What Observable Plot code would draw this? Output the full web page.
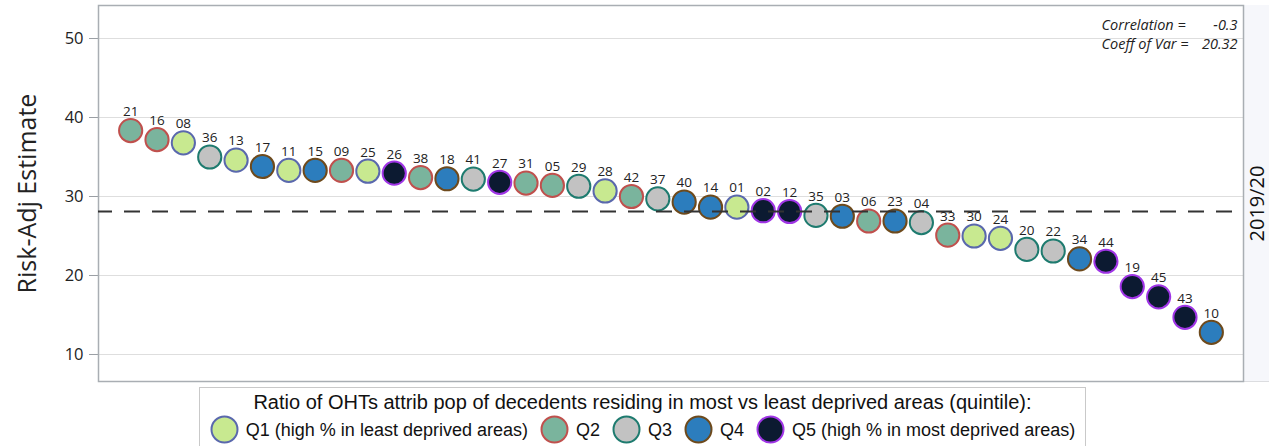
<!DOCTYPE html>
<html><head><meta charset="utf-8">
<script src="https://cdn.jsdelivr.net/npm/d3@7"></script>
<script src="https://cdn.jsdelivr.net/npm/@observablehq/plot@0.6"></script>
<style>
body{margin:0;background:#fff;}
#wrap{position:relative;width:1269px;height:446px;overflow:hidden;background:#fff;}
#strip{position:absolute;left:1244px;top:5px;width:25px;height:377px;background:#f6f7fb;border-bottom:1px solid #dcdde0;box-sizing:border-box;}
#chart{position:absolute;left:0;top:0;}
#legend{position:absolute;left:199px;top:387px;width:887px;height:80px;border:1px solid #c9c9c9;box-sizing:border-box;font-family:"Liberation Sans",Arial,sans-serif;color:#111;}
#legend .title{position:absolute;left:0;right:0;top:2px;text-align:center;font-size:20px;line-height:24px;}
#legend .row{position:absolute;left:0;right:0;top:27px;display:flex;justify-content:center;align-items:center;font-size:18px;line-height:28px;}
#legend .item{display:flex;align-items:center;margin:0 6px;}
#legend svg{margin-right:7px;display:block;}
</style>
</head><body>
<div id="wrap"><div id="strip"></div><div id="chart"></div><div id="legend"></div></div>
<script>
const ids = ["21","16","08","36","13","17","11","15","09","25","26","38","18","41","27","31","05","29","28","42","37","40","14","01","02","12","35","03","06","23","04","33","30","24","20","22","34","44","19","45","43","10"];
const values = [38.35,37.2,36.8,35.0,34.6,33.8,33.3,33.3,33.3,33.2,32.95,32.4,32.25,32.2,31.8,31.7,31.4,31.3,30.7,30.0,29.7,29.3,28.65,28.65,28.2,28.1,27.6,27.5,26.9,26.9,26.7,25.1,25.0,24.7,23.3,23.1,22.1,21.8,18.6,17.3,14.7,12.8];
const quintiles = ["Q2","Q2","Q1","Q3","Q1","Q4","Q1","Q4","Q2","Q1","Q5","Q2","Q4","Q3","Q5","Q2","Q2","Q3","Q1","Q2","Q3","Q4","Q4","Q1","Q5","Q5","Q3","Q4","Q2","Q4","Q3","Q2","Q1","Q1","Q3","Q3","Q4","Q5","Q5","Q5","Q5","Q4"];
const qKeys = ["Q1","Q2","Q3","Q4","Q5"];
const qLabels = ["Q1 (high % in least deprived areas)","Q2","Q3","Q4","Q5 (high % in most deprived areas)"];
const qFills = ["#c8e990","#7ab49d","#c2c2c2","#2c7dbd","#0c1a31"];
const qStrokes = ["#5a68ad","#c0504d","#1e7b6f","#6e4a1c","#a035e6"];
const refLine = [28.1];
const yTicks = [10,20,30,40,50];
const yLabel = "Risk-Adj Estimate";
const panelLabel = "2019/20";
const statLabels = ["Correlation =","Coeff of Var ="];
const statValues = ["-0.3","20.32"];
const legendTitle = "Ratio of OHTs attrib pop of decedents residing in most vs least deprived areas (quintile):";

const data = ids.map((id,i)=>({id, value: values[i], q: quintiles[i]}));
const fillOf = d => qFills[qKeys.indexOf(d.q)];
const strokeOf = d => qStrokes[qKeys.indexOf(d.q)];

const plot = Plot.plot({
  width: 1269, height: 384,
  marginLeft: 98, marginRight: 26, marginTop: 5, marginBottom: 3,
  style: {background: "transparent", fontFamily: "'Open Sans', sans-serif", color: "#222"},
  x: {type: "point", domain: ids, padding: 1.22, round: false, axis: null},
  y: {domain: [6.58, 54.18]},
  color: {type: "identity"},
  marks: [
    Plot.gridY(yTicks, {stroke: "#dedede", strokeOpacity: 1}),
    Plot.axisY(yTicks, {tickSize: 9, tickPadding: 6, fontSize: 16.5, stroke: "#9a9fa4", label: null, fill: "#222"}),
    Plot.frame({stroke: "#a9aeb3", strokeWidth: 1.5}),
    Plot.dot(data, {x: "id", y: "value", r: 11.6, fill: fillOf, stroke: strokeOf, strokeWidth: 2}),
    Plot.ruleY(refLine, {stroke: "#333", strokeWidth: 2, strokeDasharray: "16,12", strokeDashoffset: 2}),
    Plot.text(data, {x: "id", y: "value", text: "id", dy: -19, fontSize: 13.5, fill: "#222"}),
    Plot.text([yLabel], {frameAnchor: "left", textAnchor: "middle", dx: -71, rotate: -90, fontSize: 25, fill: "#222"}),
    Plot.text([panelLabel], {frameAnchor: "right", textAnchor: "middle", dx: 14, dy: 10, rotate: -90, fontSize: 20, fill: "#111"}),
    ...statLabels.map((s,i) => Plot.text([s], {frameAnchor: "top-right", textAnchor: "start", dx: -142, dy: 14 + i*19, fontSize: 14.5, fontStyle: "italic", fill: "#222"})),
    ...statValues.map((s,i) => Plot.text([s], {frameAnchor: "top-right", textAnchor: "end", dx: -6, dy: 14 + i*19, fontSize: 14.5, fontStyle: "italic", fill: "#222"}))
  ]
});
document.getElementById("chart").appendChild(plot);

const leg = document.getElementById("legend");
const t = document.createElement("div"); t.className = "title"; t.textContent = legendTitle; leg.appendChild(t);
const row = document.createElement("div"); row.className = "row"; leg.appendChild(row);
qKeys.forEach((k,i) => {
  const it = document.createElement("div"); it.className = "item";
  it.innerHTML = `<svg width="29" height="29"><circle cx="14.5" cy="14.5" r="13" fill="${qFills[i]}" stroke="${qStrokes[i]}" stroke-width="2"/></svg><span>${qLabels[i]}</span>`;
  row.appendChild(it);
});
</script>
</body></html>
----------
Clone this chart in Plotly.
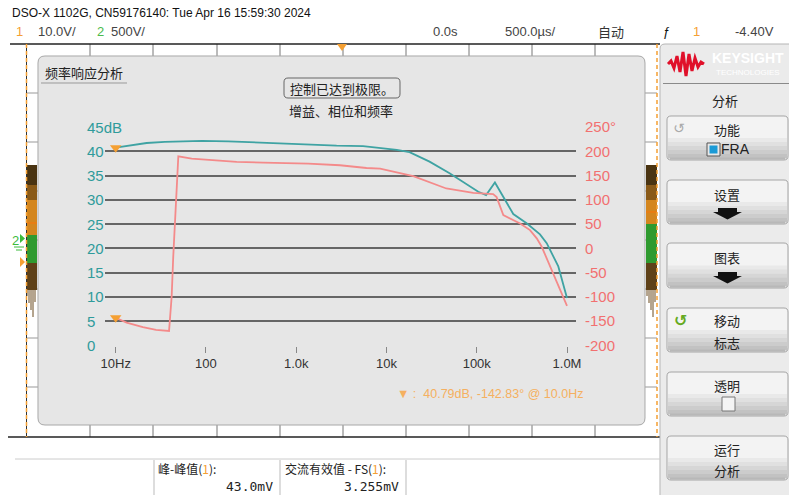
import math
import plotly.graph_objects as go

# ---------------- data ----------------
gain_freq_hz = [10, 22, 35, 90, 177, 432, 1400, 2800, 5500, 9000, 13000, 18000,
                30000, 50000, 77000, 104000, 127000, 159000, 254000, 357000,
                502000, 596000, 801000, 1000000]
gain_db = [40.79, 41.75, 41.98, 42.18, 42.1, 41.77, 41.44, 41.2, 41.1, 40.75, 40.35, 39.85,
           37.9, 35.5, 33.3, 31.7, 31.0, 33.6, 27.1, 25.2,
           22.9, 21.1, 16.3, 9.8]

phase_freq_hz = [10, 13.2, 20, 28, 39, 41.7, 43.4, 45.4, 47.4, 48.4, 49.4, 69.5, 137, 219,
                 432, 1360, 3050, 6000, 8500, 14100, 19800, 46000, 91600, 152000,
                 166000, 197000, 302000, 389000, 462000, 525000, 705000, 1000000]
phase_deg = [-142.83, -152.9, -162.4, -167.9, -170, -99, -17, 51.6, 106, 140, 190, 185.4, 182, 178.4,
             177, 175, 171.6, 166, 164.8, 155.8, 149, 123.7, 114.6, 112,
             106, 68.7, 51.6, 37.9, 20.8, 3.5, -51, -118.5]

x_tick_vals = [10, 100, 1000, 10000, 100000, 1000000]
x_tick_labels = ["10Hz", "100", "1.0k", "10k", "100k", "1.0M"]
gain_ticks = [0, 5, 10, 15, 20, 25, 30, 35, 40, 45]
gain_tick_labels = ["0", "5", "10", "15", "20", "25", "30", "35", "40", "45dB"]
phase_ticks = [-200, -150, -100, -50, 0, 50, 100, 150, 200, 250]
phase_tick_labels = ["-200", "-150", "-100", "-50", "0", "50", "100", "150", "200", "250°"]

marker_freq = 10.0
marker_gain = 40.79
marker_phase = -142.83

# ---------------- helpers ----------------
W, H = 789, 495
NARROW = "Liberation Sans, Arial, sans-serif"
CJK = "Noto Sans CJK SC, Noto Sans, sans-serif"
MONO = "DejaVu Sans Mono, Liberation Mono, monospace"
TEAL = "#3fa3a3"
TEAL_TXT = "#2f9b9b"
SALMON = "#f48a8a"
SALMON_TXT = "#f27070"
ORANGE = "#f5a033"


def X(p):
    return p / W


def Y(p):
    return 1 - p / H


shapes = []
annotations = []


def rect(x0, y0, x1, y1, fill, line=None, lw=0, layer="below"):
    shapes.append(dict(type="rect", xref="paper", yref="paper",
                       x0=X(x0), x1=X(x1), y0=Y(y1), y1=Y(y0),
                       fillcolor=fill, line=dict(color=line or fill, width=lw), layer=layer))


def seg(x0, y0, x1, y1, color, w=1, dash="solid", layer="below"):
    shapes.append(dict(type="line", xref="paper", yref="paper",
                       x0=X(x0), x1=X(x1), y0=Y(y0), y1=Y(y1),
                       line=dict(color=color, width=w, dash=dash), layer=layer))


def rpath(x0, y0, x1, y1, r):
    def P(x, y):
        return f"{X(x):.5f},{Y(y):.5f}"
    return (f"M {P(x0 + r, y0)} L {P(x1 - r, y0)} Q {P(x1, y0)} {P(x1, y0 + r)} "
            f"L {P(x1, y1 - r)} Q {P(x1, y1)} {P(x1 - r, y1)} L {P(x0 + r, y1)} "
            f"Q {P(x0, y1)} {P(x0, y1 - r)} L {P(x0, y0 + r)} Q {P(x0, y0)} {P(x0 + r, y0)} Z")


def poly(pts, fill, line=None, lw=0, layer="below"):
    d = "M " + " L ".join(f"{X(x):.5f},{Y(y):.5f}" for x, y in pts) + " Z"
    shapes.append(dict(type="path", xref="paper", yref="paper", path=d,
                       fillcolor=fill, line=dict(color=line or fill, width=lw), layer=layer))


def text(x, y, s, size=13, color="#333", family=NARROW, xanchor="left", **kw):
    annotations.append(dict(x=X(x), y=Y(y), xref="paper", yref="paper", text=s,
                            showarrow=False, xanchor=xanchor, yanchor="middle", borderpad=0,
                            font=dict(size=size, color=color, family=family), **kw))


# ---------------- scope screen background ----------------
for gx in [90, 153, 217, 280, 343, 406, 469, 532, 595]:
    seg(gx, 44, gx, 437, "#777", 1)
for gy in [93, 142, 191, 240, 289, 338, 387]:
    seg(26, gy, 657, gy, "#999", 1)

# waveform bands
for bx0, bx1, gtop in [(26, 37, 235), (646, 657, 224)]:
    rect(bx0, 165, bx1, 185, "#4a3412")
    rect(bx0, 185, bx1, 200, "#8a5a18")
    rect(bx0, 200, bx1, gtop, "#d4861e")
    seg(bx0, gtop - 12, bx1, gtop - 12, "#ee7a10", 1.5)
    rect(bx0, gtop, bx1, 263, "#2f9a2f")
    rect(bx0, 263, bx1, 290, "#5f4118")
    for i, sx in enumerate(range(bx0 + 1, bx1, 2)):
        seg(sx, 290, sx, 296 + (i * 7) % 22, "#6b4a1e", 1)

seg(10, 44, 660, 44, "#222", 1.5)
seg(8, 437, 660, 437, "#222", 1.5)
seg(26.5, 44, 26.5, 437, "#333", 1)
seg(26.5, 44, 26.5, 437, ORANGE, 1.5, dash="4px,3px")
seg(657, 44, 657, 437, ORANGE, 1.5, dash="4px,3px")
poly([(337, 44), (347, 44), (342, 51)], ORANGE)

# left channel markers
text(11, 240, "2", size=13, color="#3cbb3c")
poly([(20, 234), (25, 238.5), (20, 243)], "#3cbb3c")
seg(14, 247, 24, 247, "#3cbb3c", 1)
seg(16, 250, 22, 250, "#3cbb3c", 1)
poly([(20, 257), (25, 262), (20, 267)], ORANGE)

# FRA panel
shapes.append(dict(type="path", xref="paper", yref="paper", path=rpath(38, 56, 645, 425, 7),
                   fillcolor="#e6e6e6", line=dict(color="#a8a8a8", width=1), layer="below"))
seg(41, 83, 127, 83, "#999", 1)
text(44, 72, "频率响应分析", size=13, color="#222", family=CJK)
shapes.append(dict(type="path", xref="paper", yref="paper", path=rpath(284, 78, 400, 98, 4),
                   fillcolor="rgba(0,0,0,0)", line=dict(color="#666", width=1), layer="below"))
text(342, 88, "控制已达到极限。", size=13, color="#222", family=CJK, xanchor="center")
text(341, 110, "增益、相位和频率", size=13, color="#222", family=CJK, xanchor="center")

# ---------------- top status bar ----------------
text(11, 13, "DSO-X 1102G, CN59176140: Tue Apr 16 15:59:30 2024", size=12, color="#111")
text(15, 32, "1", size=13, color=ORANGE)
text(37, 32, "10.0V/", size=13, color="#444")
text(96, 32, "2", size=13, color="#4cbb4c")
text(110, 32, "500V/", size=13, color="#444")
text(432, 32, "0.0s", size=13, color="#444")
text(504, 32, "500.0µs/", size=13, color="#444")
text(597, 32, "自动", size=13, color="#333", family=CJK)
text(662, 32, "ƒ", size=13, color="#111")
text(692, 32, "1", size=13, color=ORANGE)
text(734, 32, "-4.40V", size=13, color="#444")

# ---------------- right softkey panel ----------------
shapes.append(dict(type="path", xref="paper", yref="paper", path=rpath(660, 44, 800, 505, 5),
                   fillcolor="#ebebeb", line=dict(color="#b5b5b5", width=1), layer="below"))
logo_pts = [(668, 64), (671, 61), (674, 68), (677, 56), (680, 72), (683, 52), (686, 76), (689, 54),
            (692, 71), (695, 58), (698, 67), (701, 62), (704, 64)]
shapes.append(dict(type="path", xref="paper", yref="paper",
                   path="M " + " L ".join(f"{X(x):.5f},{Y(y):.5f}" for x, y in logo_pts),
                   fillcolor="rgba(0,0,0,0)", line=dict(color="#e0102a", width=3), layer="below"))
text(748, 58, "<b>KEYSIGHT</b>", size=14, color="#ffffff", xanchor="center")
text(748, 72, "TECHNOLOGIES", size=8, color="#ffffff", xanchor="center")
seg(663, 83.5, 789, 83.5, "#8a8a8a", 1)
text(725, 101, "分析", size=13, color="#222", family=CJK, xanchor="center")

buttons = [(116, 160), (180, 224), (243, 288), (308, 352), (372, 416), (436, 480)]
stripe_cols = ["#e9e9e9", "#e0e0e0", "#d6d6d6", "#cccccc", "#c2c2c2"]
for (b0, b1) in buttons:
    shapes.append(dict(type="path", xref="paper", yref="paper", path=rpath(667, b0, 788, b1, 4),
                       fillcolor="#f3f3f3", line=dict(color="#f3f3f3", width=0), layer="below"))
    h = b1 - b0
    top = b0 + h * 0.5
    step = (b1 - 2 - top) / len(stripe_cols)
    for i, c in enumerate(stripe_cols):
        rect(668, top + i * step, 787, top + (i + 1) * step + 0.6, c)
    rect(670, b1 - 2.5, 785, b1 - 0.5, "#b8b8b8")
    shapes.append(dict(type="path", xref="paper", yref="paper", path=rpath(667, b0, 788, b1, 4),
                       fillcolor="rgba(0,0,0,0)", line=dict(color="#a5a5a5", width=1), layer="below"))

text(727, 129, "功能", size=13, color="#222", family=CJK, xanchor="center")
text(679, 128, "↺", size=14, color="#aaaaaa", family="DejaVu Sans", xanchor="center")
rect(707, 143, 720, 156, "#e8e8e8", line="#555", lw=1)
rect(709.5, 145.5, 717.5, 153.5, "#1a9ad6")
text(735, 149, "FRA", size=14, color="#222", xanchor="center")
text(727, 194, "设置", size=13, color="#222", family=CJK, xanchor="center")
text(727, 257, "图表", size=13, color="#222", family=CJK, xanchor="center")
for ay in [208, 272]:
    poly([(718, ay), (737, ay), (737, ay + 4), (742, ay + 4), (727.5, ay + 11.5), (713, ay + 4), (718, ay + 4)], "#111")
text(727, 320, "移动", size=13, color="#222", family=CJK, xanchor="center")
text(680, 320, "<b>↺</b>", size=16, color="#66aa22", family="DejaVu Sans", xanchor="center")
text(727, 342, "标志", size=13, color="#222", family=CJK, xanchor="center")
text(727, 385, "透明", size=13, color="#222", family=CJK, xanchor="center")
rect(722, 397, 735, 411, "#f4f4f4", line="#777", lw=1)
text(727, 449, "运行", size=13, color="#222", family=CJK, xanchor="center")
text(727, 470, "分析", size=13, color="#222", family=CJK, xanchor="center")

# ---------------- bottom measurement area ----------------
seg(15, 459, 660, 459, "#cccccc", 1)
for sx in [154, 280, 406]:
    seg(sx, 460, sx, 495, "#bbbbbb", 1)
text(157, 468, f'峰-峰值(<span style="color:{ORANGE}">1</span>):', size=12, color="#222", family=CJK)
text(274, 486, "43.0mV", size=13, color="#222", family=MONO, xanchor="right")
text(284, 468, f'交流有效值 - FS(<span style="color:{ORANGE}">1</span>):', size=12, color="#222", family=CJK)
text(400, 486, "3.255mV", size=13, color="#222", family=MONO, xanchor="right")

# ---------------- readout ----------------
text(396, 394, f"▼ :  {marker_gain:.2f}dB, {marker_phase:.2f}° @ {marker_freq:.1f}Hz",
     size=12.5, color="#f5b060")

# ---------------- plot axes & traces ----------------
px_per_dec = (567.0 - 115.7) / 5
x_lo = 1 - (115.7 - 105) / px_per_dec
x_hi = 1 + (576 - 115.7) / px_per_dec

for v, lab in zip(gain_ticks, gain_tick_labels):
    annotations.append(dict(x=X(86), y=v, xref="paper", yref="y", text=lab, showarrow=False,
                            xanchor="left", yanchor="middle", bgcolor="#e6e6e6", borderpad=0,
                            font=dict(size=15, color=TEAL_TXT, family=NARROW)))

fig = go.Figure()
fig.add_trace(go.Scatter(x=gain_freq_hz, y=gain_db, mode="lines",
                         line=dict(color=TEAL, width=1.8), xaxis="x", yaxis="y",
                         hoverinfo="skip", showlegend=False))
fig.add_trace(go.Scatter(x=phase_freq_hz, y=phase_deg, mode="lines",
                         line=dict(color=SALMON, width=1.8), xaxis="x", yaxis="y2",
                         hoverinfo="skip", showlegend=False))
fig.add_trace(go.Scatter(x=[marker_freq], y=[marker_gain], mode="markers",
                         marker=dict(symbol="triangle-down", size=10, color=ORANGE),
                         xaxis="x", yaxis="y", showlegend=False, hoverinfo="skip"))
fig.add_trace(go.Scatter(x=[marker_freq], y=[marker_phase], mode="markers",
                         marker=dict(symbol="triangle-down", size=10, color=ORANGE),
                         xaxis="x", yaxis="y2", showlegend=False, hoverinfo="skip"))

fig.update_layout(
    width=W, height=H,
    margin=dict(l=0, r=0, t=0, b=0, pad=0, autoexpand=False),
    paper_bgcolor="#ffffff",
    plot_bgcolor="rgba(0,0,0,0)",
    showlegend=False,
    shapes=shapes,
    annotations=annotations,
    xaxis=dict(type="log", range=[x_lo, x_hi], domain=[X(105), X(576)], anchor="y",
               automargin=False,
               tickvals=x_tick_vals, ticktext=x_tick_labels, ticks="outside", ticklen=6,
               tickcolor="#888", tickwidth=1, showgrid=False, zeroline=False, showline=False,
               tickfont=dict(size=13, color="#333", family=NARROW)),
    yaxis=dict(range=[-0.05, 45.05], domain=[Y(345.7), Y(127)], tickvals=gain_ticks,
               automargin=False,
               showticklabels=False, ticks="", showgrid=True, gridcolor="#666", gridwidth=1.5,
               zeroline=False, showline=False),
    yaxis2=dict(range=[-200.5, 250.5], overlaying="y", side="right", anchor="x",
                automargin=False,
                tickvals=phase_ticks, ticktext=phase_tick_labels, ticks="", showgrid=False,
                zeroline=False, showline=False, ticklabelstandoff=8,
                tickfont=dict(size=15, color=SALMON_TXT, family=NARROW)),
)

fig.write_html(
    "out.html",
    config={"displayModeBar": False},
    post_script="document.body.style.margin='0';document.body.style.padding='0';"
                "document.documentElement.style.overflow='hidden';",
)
----------
Quote only the lines running from the line with "Clone this chart in Plotly." to the line with "import plotly.graph_objects as go", ends included, exactly as they appear and without the pictures.

§ **EXPECTED OUTPUT**
Clone this chart in Plotly.
import math
import plotly.graph_objects as go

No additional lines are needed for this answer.